Last year, Boston Public School (BPS) decided to expand East Boston High School from a 9-12 model to a 7-12 model by adding a 7th grade class for the 2021/2022 school year.
The 8th grade will remain vacant for now but next year the current 7th grade will move up to 8th grade and a new 7th grade class will enter the school making EBHS a full fledged 7-12 model.
The current 7th grade class at East Boston High School is historic in two ways.
First, the class is the first ever 7th grade class at the school.
Second, the class will become the first ever 8th grade class in EBHS’s history.
“This is what I told the class on the first day of school,” said EBHS Headmaster Phil Brangiforte. “When I met them I told them they are making history and it was the first time in the history of EBHS that we’ve had seventh graders and then next year it’ll be the first time in history that there’s going to be eighth grade so this current class is making history twice at the school. It definitely clicks with them because we have a rich history at the school and this class is going to be part of the history of this school.”
Last week Bragiforte and his staff got the chance to give BPS Superintendent Brenda Cassellius and Assistant BPS Superintendent Tommy Welch a tour of the new 7th grade.
Cassellius and Welch spent last Thursday meeting with students in their classrooms, talking with teachers and getting a first hand look at the curriculum at the new 7th grade class.
“It’s been excellent,” said Brangiforte, who pushed for EBHS to become a 7-12 school after dwindling enrollment. “There were some minor, minor kinks that we know we worked out but nothing major.”
Brangiforte said 100 percent of the 110 seventh grade students now at the school are from Eastie.
“We have six classrooms and the 7th graders have their own wing on the first floor of the building,” said Brangiforte. “They have a dedicated bathroom ust for them. They have their own dedicated lunch by themselves. We try to separate them as best as possible from the upperclassmen so it’s not a complete shock being in a new school with kids that are 16, 17, 18 years old. They got their own little section of the building on the parking lot side of the building. They’re really learning and the 7th grade teachers have been great. We got about 13 teachers in the 7th grade and they all went through a rigorous professional development training program five days a week in the summertime to prepare for this. It’s a really good crew down there and the kids are enjoying themselves. I go down every day to check in the different classrooms and I try to get to all the classrooms every day. I go down to lunch and talk to the kids all the time, and they seem happy.”

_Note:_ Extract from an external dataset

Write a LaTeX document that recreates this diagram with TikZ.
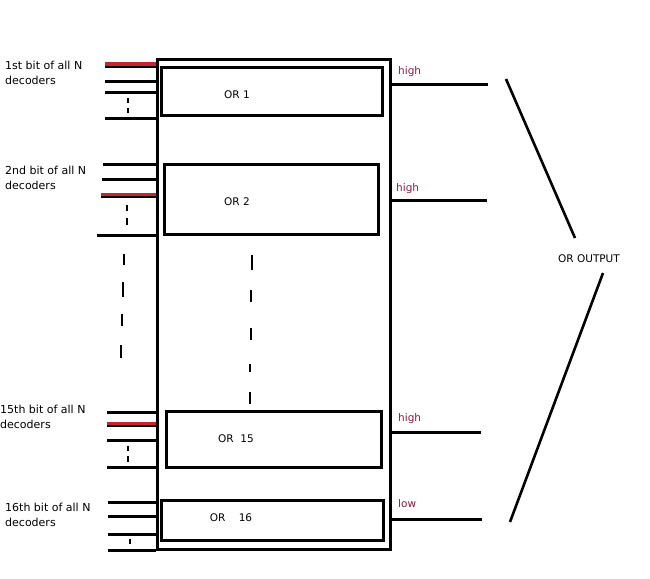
\documentclass[tikz,border=0pt]{standalone}
\usepackage{fontspec}
\setmainfont{DejaVu Sans}
\definecolor{wirered}{HTML}{C1272D}
\definecolor{lblred}{HTML}{8E1B3E}
\begin{document}
\begin{tikzpicture}[x=1pt,y=-1pt,
  box/.style={draw,line width=3pt,inner sep=0pt,anchor=north west},
  wire/.style={line width=3pt},
  redwire/.style={line width=3pt,wirered},
  tick/.style={line width=2.8pt},
  slant/.style={line width=2.6pt},
  lbl/.style={font=\fontsize{11}{15}\selectfont,anchor=west,inner sep=0pt,align=left},
  orlbl/.style={font=\fontsize{10.5}{12}\selectfont,inner sep=0pt},
  hl/.style={font=\fontsize{10.5}{12}\selectfont,text=lblred,anchor=west,inner sep=0pt}]
\useasboundingbox[fill=white] (0,0) rectangle (650,578);

% outer box and OR boxes
\node[box,minimum width=233pt,minimum height=490pt] (outer) at (156,58) {};
\node[box,minimum width=221pt,minimum height=48pt] (or1) at (160,66) {};
\node[box,minimum width=214pt,minimum height=70pt] (or2) at (163,163) {};
\node[box,minimum width=215pt,minimum height=56pt] (or15) at (165,410) {};
\node[box,minimum width=222pt,minimum height=40pt] (or16) at (160,499) {};

\node[orlbl] (t1) at (237,95) {OR 1};
\node[orlbl] (t2) at (237,202) {OR 2};
\node[orlbl] (t15) at (236,439) {OR\ \ 15};
\node[orlbl] (t16) at (231,518) {OR\ \ \ \ 16};

% left labels
\node[lbl] (l1) at (5,73) {1st bit of all N\\decoders};
\node[lbl] (l2) at (5,178) {2nd bit of all N\\decoders};
\node[lbl] (l15) at (0,417) {15th bit of all N\\decoders};
\node[lbl] (l16) at (5,515) {16th bit of all N\\decoders};

% group 1 inputs
\coordinate (a1) at (105,66); \coordinate (a2) at (105,81);
\coordinate (a3) at (105,92); \coordinate (a4) at (105,118);
\draw[wire] (a1) -- (a1 -| outer.west);
\draw[redwire] (105,64) -- (156,64);
\draw[wire] (a2) -- (a2 -| outer.west);
\draw[wire] (a3) -- (a3 -| outer.west);
\draw[wire] (a4) -- (a4 -| outer.west);
\draw[tick] (128,98) -- (128,103) (128,108) -- (128,113);

% group 2 inputs
\coordinate (b1) at (103,164); \coordinate (b2) at (102,179);
\coordinate (b3) at (101,196); \coordinate (b4) at (97,235);
\draw[wire] (b1) -- (b1 -| outer.west);
\draw[wire] (b2) -- (b2 -| outer.west);
\draw[wire] (b3) -- (b3 -| outer.west);
\draw[redwire] (101,194) -- (156,194);
\draw[wire] (b4) -- (b4 -| outer.west);
\draw[tick] (127,205) -- (127,211) (127,218) -- (127,225);

% group 15 inputs
\coordinate (c1) at (107,412); \coordinate (c2) at (107,425);
\coordinate (c3) at (107,440); \coordinate (c4) at (107,467);
\draw[wire] (c1) -- (c1 -| outer.west);
\draw[wire] (c2) -- (c2 -| outer.west);
\draw[redwire] (107,423) -- (156,423);
\draw[wire] (c3) -- (c3 -| outer.west);
\draw[wire] (c4) -- (c4 -| outer.west);
\draw[tick] (128,446) -- (128,451) (128,456) -- (128,462);

% group 16 inputs
\coordinate (d1) at (108,502); \coordinate (d2) at (108,516);
\coordinate (d3) at (108,534); \coordinate (d4) at (108,550);
\draw[wire] (d1) -- (d1 -| outer.west);
\draw[wire] (d2) -- (d2 -| outer.west);
\draw[wire] (d3) -- (d3 -| outer.west);
\draw[wire] (d4) -- (d4 -| outer.west);
\draw[tick] (130,539) -- (130,544);

% dotted continuation marks
\draw[tick] (124,254) -- (124,265) (123,282) -- (123,297) (122,314) -- (122,326) (121,345) -- (121,358);
\draw[tick] (252,255) -- (252,270) (251,290) -- (251,302) (251,328) -- (251,340) (250,364) -- (250,372) (250,392) -- (250,404);

% outputs
\coordinate (o1) at (488,84); \coordinate (o2) at (487,200);
\coordinate (o15) at (481,432); \coordinate (o16) at (482,519);
\draw[wire] (o1 -| outer.east) -- (o1);
\draw[wire] (o2 -| outer.east) -- (o2);
\draw[wire] (o15 -| outer.east) -- (o15);
\draw[wire] (o16 -| outer.east) -- (o16);
\node[hl] (h1) at (398,72) {high};
\node[hl] (h2) at (396,189) {high};
\node[hl] (h15) at (398,419) {high};
\node[hl] (h16) at (398,504) {low};

% OR output
\node[orlbl] (out) at (589,259) {OR OUTPUT};
\coordinate (s1) at (506,79); \coordinate (s2) at (575,238);
\coordinate (s3) at (603,273); \coordinate (s4) at (510,522);
\draw[slant] (s1) -- (s2);
\draw[slant] (s3) -- (s4);
\end{tikzpicture}
\end{document}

As the school year progresses Brangiforte said he hopes to create a mentoring program between the upperclassman at EBHS and the 7th graders.
“We’ve been looking to establish a mentor program where we’re going to take some upperclassmen and pair them with some seventh graders to mentor them, take them under their wing, and watch out for them,” he said. “The 7th graders know that they can always go to their teachers for advice, help, counseling but by establishing this program they’ll also be able to do the same with upperclassmen.”
Right now the 7th graders have all the support they need for a successful school year, according to Brangiforte. “The 7th grade has a guidance counselor and they have a social worker so there is a lot of support. They also have their own school engagement specialists to help them adapt to the school so there is a lot of extra support down there. Some educators have told me that seventh graders come with seventh grade problems but, as I said earlier, there have been very minor things here and there but so far they have been adapting to the school and embraced by the EBHS family. I just witnessed recently some of the upperclassman high fiving some of the 7th graders in the hallways as they head to class in the morning. It’s been really great to see how the school community has embraced them.”